Exercise directions
Can you print the data exactly and leave out each image?
* START Given entries *
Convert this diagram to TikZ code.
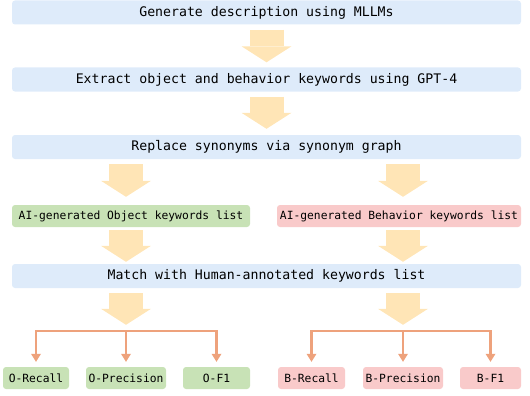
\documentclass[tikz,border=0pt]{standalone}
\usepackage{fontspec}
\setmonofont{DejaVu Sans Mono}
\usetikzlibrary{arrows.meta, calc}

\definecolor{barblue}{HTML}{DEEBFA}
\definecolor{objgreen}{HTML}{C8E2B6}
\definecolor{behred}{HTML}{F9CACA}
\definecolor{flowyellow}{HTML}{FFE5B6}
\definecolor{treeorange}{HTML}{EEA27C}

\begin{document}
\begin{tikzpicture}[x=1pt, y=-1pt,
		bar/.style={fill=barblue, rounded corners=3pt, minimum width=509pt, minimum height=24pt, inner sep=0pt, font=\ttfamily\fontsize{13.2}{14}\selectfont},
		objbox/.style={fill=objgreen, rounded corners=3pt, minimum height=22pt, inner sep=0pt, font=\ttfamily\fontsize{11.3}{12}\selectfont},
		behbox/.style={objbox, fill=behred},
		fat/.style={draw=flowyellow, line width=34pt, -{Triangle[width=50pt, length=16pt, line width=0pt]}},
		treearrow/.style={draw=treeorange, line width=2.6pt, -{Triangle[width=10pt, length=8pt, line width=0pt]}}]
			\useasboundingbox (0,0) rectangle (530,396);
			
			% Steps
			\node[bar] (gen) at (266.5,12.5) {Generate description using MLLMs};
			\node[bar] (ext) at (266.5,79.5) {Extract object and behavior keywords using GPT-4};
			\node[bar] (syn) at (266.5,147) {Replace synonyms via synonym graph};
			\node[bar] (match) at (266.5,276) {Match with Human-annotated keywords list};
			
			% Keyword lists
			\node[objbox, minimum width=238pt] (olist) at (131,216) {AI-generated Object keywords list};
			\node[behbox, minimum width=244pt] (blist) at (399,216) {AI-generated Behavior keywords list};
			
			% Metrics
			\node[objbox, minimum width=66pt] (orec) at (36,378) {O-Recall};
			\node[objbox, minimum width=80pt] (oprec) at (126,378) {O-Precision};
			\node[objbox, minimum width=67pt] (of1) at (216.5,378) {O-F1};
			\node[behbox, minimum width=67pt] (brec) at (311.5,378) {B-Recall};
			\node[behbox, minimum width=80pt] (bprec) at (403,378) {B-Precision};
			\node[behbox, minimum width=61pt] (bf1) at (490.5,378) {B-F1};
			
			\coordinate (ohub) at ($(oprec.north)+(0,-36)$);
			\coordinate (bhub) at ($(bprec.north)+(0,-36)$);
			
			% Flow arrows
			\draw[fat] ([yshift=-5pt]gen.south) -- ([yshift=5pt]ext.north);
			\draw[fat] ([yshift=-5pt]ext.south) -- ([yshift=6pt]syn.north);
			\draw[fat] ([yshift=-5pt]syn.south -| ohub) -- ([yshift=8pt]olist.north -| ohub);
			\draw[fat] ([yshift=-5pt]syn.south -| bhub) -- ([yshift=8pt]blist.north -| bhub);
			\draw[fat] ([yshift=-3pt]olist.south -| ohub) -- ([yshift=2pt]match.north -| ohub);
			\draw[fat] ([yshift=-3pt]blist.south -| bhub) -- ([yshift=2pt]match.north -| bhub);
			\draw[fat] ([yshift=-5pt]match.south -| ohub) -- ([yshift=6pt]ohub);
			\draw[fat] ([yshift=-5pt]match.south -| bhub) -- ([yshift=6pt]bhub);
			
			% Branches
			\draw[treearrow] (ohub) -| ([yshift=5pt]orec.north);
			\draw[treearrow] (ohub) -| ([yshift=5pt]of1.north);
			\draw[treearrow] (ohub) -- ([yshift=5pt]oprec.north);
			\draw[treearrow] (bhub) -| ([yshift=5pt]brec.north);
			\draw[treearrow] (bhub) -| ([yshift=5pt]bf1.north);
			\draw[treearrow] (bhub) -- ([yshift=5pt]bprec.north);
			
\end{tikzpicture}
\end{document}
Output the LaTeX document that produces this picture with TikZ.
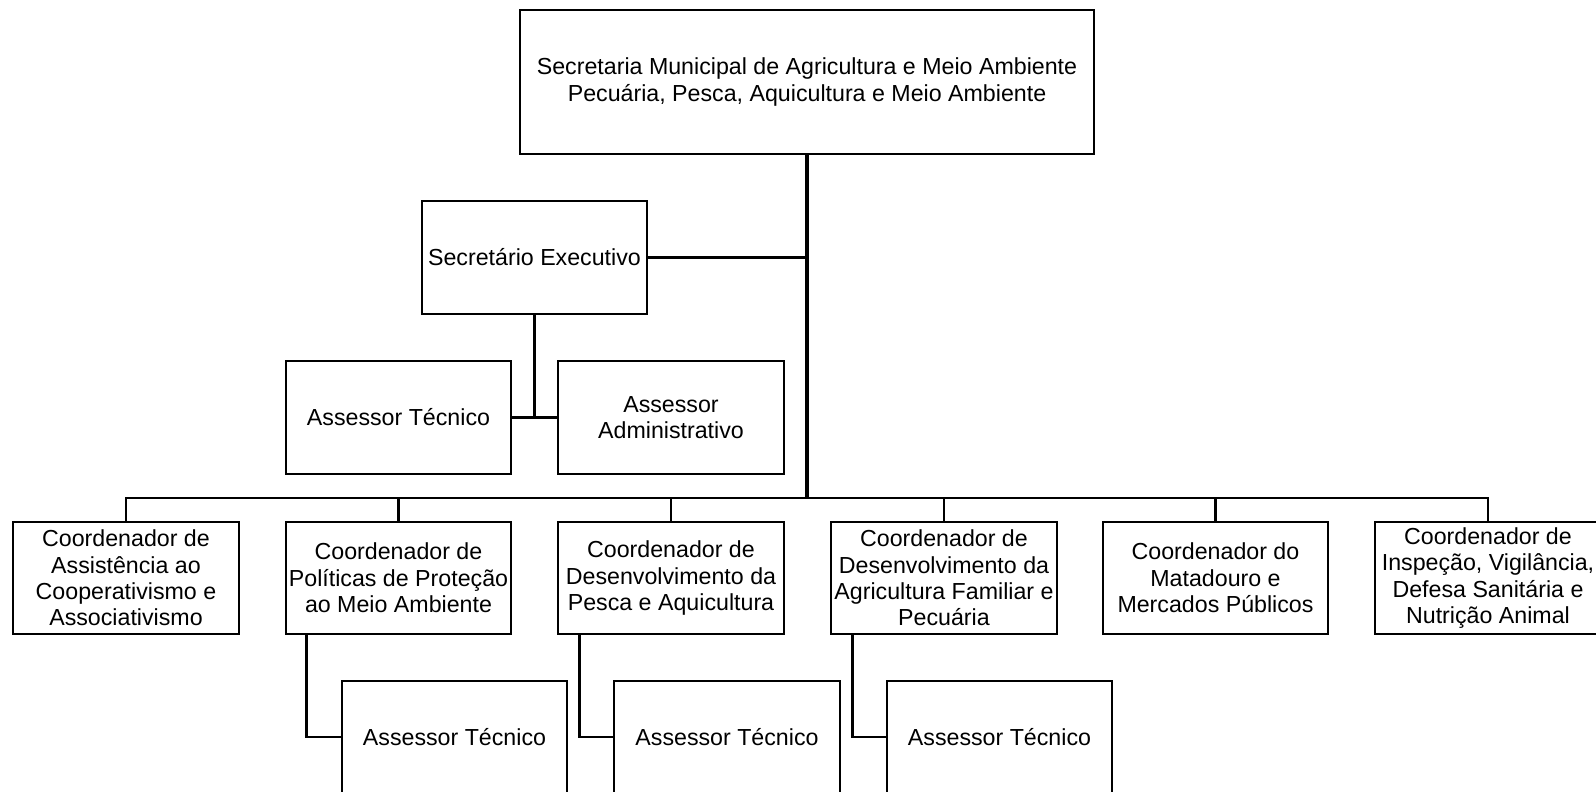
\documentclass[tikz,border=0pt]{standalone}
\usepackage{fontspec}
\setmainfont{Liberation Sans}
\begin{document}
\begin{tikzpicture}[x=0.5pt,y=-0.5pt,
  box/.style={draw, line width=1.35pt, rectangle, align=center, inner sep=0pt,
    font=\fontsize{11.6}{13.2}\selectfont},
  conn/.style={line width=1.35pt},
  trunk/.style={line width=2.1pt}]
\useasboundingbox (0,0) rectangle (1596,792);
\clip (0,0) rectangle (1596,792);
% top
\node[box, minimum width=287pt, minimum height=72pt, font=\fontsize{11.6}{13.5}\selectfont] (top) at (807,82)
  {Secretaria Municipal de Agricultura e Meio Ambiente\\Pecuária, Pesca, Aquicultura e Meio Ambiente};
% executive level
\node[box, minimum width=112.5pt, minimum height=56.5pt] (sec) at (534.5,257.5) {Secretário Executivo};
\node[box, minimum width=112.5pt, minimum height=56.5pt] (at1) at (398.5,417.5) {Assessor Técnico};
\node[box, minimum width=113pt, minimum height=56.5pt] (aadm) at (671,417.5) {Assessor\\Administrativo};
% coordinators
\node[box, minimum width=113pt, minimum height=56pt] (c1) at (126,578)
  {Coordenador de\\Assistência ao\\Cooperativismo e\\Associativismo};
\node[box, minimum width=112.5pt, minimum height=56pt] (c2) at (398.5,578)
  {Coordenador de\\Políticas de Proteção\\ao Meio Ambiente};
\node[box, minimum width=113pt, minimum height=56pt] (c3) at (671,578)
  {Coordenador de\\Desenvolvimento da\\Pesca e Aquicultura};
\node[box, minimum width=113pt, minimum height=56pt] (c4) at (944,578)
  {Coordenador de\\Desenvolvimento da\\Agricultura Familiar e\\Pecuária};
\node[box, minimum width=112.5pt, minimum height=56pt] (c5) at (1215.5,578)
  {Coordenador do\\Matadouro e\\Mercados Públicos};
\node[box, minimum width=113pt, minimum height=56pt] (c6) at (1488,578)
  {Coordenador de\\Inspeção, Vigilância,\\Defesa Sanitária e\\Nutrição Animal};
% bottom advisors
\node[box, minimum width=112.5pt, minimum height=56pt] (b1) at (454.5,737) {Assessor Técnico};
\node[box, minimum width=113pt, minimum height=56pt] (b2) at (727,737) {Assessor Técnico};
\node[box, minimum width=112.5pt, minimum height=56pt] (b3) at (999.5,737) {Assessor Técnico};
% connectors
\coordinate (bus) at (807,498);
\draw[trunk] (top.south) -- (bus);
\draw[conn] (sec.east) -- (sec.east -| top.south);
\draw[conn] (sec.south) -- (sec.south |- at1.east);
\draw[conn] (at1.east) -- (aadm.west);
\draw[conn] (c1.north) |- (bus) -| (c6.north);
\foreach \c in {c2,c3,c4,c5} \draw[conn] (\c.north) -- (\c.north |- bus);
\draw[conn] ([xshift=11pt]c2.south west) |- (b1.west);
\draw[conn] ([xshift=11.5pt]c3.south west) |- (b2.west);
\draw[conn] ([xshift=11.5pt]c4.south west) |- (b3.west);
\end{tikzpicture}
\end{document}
* END Given entries *
Result
Convert this diagram to TikZ code.
\documentclass[tikz,border=0pt]{standalone}
\usepackage{fontspec}
\setmonofont{DejaVu Sans Mono}
\usetikzlibrary{arrows.meta, calc}

\definecolor{barblue}{HTML}{DEEBFA}
\definecolor{objgreen}{HTML}{C8E2B6}
\definecolor{behred}{HTML}{F9CACA}
\definecolor{flowyellow}{HTML}{FFE5B6}
\definecolor{treeorange}{HTML}{EEA27C}

\begin{document}
\begin{tikzpicture}[x=1pt, y=-1pt,
		bar/.style={fill=barblue, rounded corners=3pt, minimum width=509pt, minimum height=24pt, inner sep=0pt, font=\ttfamily\fontsize{13.2}{14}\selectfont},
		objbox/.style={fill=objgreen, rounded corners=3pt, minimum height=22pt, inner sep=0pt, font=\ttfamily\fontsize{11.3}{12}\selectfont},
		behbox/.style={objbox, fill=behred},
		fat/.style={draw=flowyellow, line width=34pt, -{Triangle[width=50pt, length=16pt, line width=0pt]}},
		treearrow/.style={draw=treeorange, line width=2.6pt, -{Triangle[width=10pt, length=8pt, line width=0pt]}}]
			\useasboundingbox (0,0) rectangle (530,396);
			
			% Steps
			\node[bar] (gen) at (266.5,12.5) {Generate description using MLLMs};
			\node[bar] (ext) at (266.5,79.5) {Extract object and behavior keywords using GPT-4};
			\node[bar] (syn) at (266.5,147) {Replace synonyms via synonym graph};
			\node[bar] (match) at (266.5,276) {Match with Human-annotated keywords list};
			
			% Keyword lists
			\node[objbox, minimum width=238pt] (olist) at (131,216) {AI-generated Object keywords list};
			\node[behbox, minimum width=244pt] (blist) at (399,216) {AI-generated Behavior keywords list};
			
			% Metrics
			\node[objbox, minimum width=66pt] (orec) at (36,378) {O-Recall};
			\node[objbox, minimum width=80pt] (oprec) at (126,378) {O-Precision};
			\node[objbox, minimum width=67pt] (of1) at (216.5,378) {O-F1};
			\node[behbox, minimum width=67pt] (brec) at (311.5,378) {B-Recall};
			\node[behbox, minimum width=80pt] (bprec) at (403,378) {B-Precision};
			\node[behbox, minimum width=61pt] (bf1) at (490.5,378) {B-F1};
			
			\coordinate (ohub) at ($(oprec.north)+(0,-36)$);
			\coordinate (bhub) at ($(bprec.north)+(0,-36)$);
			
			% Flow arrows
			\draw[fat] ([yshift=-5pt]gen.south) -- ([yshift=5pt]ext.north);
			\draw[fat] ([yshift=-5pt]ext.south) -- ([yshift=6pt]syn.north);
			\draw[fat] ([yshift=-5pt]syn.south -| ohub) -- ([yshift=8pt]olist.north -| ohub);
			\draw[fat] ([yshift=-5pt]syn.south -| bhub) -- ([yshift=8pt]blist.north -| bhub);
			\draw[fat] ([yshift=-3pt]olist.south -| ohub) -- ([yshift=2pt]match.north -| ohub);
			\draw[fat] ([yshift=-3pt]blist.south -| bhub) -- ([yshift=2pt]match.north -| bhub);
			\draw[fat] ([yshift=-5pt]match.south -| ohub) -- ([yshift=6pt]ohub);
			\draw[fat] ([yshift=-5pt]match.south -| bhub) -- ([yshift=6pt]bhub);
			
			% Branches
			\draw[treearrow] (ohub) -| ([yshift=5pt]orec.north);
			\draw[treearrow] (ohub) -| ([yshift=5pt]of1.north);
			\draw[treearrow] (ohub) -- ([yshift=5pt]oprec.north);
			\draw[treearrow] (bhub) -| ([yshift=5pt]brec.north);
			\draw[treearrow] (bhub) -| ([yshift=5pt]bf1.north);
			\draw[treearrow] (bhub) -- ([yshift=5pt]bprec.north);
			
\end{tikzpicture}
\end{document}
Output the LaTeX document that produces this picture with TikZ.
\documentclass[tikz,border=0pt]{standalone}
\usepackage{fontspec}
\setmainfont{Liberation Sans}
\begin{document}
\begin{tikzpicture}[x=0.5pt,y=-0.5pt,
  box/.style={draw, line width=1.35pt, rectangle, align=center, inner sep=0pt,
    font=\fontsize{11.6}{13.2}\selectfont},
  conn/.style={line width=1.35pt},
  trunk/.style={line width=2.1pt}]
\useasboundingbox (0,0) rectangle (1596,792);
\clip (0,0) rectangle (1596,792);
% top
\node[box, minimum width=287pt, minimum height=72pt, font=\fontsize{11.6}{13.5}\selectfont] (top) at (807,82)
  {Secretaria Municipal de Agricultura e Meio Ambiente\\Pecuária, Pesca, Aquicultura e Meio Ambiente};
% executive level
\node[box, minimum width=112.5pt, minimum height=56.5pt] (sec) at (534.5,257.5) {Secretário Executivo};
\node[box, minimum width=112.5pt, minimum height=56.5pt] (at1) at (398.5,417.5) {Assessor Técnico};
\node[box, minimum width=113pt, minimum height=56.5pt] (aadm) at (671,417.5) {Assessor\\Administrativo};
% coordinators
\node[box, minimum width=113pt, minimum height=56pt] (c1) at (126,578)
  {Coordenador de\\Assistência ao\\Cooperativismo e\\Associativismo};
\node[box, minimum width=112.5pt, minimum height=56pt] (c2) at (398.5,578)
  {Coordenador de\\Políticas de Proteção\\ao Meio Ambiente};
\node[box, minimum width=113pt, minimum height=56pt] (c3) at (671,578)
  {Coordenador de\\Desenvolvimento da\\Pesca e Aquicultura};
\node[box, minimum width=113pt, minimum height=56pt] (c4) at (944,578)
  {Coordenador de\\Desenvolvimento da\\Agricultura Familiar e\\Pecuária};
\node[box, minimum width=112.5pt, minimum height=56pt] (c5) at (1215.5,578)
  {Coordenador do\\Matadouro e\\Mercados Públicos};
\node[box, minimum width=113pt, minimum height=56pt] (c6) at (1488,578)
  {Coordenador de\\Inspeção, Vigilância,\\Defesa Sanitária e\\Nutrição Animal};
% bottom advisors
\node[box, minimum width=112.5pt, minimum height=56pt] (b1) at (454.5,737) {Assessor Técnico};
\node[box, minimum width=113pt, minimum height=56pt] (b2) at (727,737) {Assessor Técnico};
\node[box, minimum width=112.5pt, minimum height=56pt] (b3) at (999.5,737) {Assessor Técnico};
% connectors
\coordinate (bus) at (807,498);
\draw[trunk] (top.south) -- (bus);
\draw[conn] (sec.east) -- (sec.east -| top.south);
\draw[conn] (sec.south) -- (sec.south |- at1.east);
\draw[conn] (at1.east) -- (aadm.west);
\draw[conn] (c1.north) |- (bus) -| (c6.north);
\foreach \c in {c2,c3,c4,c5} \draw[conn] (\c.north) -- (\c.north |- bus);
\draw[conn] ([xshift=11pt]c2.south west) |- (b1.west);
\draw[conn] ([xshift=11.5pt]c3.south west) |- (b2.west);
\draw[conn] ([xshift=11.5pt]c4.south west) |- (b3.west);
\end{tikzpicture}
\end{document}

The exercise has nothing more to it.